Copy nothing but the stretch that opens with the line containing "Generate a LaTeX" and closes with the line containing "(0,0) rectangle (1213,678);". Keep pictures out.

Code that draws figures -
::::::::
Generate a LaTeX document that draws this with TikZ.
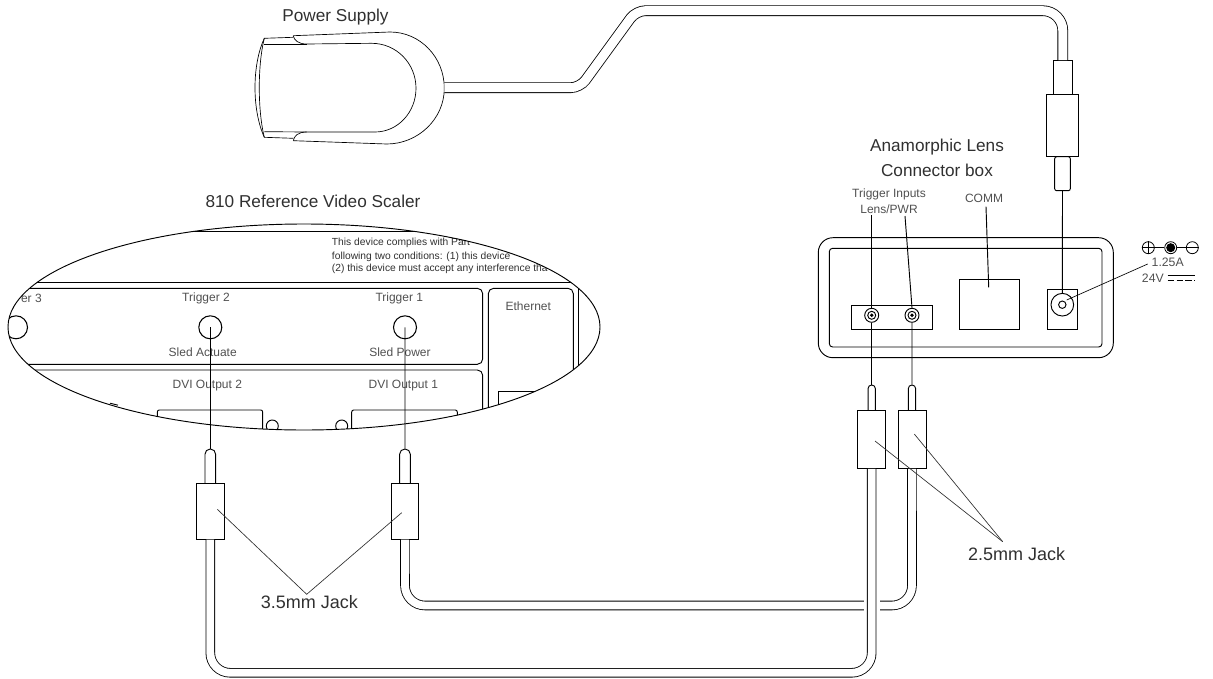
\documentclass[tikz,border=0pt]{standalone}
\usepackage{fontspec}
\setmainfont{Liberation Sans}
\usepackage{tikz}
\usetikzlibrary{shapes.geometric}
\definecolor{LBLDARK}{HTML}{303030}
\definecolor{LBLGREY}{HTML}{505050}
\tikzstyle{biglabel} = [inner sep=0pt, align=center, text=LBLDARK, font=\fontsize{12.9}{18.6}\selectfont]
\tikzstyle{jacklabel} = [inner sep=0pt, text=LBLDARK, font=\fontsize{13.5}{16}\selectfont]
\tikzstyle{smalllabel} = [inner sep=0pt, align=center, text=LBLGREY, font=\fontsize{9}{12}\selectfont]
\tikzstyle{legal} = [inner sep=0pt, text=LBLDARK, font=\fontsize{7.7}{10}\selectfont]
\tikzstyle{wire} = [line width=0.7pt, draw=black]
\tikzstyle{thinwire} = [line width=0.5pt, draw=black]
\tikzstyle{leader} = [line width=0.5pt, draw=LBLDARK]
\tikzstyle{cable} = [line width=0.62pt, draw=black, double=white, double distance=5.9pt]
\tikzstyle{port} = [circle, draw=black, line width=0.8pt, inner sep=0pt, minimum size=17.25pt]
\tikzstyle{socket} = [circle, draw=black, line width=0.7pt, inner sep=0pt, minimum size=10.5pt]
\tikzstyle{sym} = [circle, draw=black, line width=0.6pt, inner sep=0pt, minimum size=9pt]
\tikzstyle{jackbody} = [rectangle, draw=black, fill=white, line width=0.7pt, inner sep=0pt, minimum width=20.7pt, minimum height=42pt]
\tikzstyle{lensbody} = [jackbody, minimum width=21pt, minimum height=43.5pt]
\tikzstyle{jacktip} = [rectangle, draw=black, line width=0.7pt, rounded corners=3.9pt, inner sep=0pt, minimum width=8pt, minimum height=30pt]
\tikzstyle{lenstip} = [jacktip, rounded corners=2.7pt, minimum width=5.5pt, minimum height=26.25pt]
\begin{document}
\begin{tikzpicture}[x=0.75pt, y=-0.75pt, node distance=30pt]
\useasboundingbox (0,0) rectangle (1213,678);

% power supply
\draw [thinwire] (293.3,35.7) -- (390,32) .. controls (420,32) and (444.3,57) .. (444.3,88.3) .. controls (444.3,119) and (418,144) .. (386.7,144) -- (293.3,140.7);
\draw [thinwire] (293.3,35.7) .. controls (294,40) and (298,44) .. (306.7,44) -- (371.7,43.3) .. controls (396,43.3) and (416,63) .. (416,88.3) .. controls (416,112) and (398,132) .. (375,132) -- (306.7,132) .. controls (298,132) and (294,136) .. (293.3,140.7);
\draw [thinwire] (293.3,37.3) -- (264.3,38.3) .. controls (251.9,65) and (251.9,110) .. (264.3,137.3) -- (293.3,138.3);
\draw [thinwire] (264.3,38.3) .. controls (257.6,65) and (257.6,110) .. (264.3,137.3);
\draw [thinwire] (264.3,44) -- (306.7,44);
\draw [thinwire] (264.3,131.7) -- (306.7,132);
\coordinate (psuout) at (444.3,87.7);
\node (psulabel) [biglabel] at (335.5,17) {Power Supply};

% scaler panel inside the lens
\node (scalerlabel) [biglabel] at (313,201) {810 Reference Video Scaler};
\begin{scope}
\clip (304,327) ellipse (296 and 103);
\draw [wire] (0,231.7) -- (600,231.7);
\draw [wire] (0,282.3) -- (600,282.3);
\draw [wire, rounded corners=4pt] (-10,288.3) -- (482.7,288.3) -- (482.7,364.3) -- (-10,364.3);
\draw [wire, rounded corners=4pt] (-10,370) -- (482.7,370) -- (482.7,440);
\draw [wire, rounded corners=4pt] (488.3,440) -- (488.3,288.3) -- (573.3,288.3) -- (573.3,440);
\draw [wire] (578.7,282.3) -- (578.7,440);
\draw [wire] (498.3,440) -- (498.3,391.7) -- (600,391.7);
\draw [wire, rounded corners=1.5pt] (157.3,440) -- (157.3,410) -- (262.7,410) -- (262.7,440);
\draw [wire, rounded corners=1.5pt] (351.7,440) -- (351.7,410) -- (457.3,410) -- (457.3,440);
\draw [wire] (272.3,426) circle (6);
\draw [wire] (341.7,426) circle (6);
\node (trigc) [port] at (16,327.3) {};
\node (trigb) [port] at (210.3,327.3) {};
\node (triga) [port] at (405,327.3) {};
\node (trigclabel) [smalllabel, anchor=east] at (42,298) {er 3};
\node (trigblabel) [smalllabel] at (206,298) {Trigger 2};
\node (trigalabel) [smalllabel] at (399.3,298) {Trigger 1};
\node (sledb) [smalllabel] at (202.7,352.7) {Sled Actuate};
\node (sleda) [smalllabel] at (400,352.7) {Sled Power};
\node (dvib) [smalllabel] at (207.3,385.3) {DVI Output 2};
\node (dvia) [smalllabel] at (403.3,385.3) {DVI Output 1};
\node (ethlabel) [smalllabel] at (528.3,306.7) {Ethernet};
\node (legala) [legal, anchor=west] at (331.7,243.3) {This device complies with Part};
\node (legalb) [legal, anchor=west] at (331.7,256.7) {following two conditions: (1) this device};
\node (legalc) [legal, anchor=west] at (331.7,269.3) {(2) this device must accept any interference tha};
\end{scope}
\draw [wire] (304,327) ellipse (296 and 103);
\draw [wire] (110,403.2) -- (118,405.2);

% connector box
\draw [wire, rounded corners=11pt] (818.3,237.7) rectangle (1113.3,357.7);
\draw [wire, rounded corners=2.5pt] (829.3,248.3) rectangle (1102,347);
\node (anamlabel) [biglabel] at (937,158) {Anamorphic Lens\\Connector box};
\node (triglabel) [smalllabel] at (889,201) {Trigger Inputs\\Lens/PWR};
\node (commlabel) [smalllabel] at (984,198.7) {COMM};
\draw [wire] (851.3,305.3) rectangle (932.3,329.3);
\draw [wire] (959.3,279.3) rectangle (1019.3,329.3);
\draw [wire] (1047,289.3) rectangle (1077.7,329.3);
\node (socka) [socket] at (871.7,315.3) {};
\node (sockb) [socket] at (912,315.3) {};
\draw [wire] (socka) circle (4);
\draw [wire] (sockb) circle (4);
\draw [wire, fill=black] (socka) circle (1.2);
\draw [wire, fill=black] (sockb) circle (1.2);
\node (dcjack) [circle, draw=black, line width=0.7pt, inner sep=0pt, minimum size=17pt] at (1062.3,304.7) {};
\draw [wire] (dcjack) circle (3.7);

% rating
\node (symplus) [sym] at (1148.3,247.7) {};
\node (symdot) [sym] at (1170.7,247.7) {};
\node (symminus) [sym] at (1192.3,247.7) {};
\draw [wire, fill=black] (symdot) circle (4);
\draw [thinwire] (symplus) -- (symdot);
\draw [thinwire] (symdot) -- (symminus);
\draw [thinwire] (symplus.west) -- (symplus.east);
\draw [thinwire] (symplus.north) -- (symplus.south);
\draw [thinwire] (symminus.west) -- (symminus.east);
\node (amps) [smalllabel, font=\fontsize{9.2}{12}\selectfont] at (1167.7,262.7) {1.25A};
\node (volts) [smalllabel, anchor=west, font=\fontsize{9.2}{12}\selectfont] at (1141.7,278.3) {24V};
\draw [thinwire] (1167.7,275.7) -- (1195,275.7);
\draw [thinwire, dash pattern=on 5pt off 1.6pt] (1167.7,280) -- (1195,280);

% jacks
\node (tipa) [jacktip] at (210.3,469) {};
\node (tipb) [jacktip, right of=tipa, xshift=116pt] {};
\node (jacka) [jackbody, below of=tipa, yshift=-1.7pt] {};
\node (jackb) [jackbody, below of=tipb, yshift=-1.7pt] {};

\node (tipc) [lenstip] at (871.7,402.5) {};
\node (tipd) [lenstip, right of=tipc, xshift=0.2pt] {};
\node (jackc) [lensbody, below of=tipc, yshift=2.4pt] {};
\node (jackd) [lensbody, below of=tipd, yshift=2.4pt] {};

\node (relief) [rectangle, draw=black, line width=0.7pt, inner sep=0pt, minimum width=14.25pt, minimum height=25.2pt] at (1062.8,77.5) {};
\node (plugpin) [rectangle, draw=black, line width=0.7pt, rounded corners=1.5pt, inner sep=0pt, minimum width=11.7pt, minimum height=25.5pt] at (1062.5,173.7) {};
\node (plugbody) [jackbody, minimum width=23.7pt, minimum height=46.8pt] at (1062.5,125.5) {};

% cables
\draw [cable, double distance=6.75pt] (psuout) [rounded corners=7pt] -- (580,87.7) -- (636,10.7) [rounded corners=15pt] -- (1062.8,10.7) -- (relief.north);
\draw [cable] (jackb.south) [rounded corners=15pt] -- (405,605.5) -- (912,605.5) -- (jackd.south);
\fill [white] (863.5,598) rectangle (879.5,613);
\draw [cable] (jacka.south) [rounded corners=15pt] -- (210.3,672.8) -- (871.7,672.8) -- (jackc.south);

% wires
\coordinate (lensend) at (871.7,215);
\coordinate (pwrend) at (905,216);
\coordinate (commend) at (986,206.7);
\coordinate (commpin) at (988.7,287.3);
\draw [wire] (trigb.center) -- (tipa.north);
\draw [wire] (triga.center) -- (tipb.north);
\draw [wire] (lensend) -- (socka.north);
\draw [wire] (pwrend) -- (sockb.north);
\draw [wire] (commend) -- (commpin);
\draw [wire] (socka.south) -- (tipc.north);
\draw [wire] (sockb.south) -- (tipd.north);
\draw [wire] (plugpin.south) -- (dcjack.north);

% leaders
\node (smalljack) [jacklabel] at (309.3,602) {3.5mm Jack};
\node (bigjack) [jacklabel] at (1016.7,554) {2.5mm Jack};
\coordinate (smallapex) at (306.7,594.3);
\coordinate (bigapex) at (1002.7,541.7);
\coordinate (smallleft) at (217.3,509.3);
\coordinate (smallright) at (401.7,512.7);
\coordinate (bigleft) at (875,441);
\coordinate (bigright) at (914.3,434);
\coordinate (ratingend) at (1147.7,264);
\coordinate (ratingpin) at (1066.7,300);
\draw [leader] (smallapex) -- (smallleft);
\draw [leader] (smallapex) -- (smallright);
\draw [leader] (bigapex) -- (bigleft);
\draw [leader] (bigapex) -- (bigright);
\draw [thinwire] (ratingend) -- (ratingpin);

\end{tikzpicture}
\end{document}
::::::::
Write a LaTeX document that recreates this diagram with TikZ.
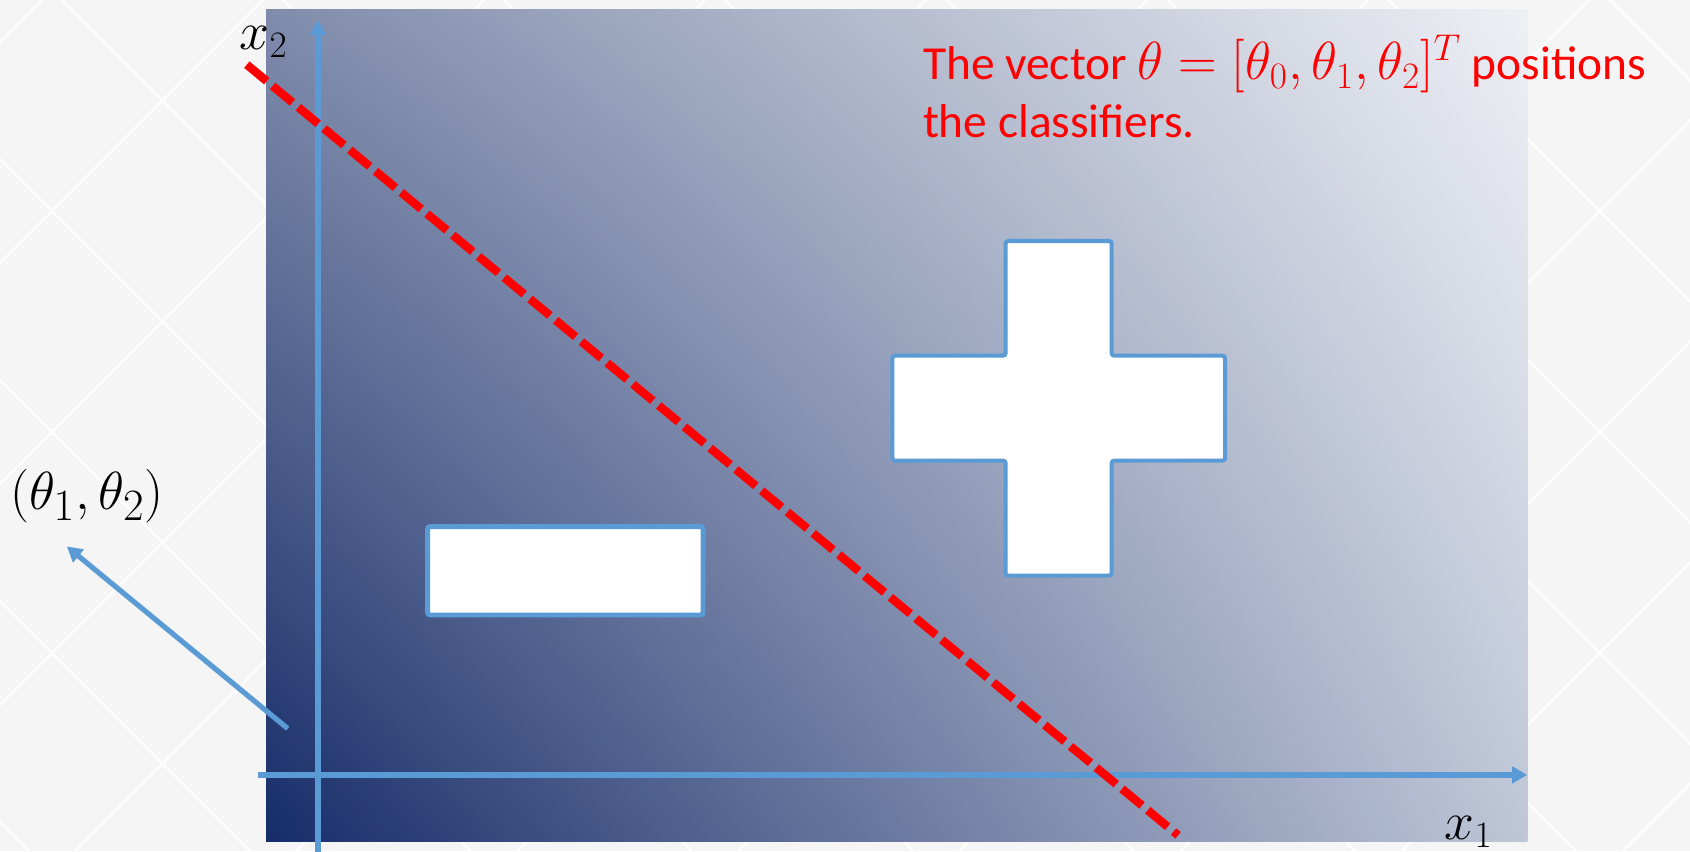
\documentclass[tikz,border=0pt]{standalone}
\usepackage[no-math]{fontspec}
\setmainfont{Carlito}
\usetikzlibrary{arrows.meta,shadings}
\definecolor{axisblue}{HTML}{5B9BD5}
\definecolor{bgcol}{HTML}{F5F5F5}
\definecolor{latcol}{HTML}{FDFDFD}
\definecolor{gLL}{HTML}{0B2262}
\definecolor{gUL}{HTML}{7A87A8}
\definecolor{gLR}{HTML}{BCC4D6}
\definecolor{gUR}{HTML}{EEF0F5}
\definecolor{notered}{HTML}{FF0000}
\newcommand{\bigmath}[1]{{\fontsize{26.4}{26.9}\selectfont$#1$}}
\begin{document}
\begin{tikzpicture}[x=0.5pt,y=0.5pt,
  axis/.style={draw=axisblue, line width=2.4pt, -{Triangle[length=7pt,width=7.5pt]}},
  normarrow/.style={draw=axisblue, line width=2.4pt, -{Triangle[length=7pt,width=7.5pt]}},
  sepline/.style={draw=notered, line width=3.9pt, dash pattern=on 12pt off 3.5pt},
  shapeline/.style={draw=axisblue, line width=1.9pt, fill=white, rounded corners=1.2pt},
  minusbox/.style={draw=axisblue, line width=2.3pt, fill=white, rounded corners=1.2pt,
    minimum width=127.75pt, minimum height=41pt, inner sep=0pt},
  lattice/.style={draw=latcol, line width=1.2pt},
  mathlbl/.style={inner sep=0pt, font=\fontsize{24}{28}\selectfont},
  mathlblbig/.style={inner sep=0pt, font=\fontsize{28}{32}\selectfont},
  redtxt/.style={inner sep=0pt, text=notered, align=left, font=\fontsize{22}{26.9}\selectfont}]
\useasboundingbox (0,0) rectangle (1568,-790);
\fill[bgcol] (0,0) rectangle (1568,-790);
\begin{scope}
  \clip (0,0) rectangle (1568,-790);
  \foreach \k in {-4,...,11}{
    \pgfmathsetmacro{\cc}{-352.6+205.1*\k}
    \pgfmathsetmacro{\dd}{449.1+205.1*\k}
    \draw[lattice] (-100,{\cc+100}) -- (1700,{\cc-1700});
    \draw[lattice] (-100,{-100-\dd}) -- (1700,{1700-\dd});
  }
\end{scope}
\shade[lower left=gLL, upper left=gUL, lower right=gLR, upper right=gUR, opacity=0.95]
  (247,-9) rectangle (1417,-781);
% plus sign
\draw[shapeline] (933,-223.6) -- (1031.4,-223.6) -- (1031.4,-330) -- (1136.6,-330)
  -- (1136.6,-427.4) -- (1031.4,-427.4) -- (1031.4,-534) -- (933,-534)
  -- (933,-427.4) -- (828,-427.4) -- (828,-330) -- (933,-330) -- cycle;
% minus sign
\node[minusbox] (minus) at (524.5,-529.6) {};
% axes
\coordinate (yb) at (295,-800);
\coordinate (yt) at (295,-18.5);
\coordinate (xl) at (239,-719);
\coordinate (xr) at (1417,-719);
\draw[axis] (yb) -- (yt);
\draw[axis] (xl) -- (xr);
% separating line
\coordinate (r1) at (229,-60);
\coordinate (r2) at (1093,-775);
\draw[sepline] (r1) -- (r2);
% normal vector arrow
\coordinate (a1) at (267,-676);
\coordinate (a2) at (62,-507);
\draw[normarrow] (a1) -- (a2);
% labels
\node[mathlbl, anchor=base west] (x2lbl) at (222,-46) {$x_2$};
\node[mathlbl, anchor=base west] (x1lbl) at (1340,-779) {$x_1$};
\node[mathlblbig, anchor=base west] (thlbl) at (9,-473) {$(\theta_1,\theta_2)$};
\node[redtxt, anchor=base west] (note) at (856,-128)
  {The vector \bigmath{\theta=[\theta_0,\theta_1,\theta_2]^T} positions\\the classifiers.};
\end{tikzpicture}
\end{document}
::::::::
EXPECTED OUTPUT -
Generate a LaTeX document that draws this with TikZ.
\documentclass[tikz,border=0pt]{standalone}
\usepackage{fontspec}
\setmainfont{Liberation Sans}
\usepackage{tikz}
\usetikzlibrary{shapes.geometric}
\definecolor{LBLDARK}{HTML}{303030}
\definecolor{LBLGREY}{HTML}{505050}
\tikzstyle{biglabel} = [inner sep=0pt, align=center, text=LBLDARK, font=\fontsize{12.9}{18.6}\selectfont]
\tikzstyle{jacklabel} = [inner sep=0pt, text=LBLDARK, font=\fontsize{13.5}{16}\selectfont]
\tikzstyle{smalllabel} = [inner sep=0pt, align=center, text=LBLGREY, font=\fontsize{9}{12}\selectfont]
\tikzstyle{legal} = [inner sep=0pt, text=LBLDARK, font=\fontsize{7.7}{10}\selectfont]
\tikzstyle{wire} = [line width=0.7pt, draw=black]
\tikzstyle{thinwire} = [line width=0.5pt, draw=black]
\tikzstyle{leader} = [line width=0.5pt, draw=LBLDARK]
\tikzstyle{cable} = [line width=0.62pt, draw=black, double=white, double distance=5.9pt]
\tikzstyle{port} = [circle, draw=black, line width=0.8pt, inner sep=0pt, minimum size=17.25pt]
\tikzstyle{socket} = [circle, draw=black, line width=0.7pt, inner sep=0pt, minimum size=10.5pt]
\tikzstyle{sym} = [circle, draw=black, line width=0.6pt, inner sep=0pt, minimum size=9pt]
\tikzstyle{jackbody} = [rectangle, draw=black, fill=white, line width=0.7pt, inner sep=0pt, minimum width=20.7pt, minimum height=42pt]
\tikzstyle{lensbody} = [jackbody, minimum width=21pt, minimum height=43.5pt]
\tikzstyle{jacktip} = [rectangle, draw=black, line width=0.7pt, rounded corners=3.9pt, inner sep=0pt, minimum width=8pt, minimum height=30pt]
\tikzstyle{lenstip} = [jacktip, rounded corners=2.7pt, minimum width=5.5pt, minimum height=26.25pt]
\begin{document}
\begin{tikzpicture}[x=0.75pt, y=-0.75pt, node distance=30pt]
\useasboundingbox (0,0) rectangle (1213,678);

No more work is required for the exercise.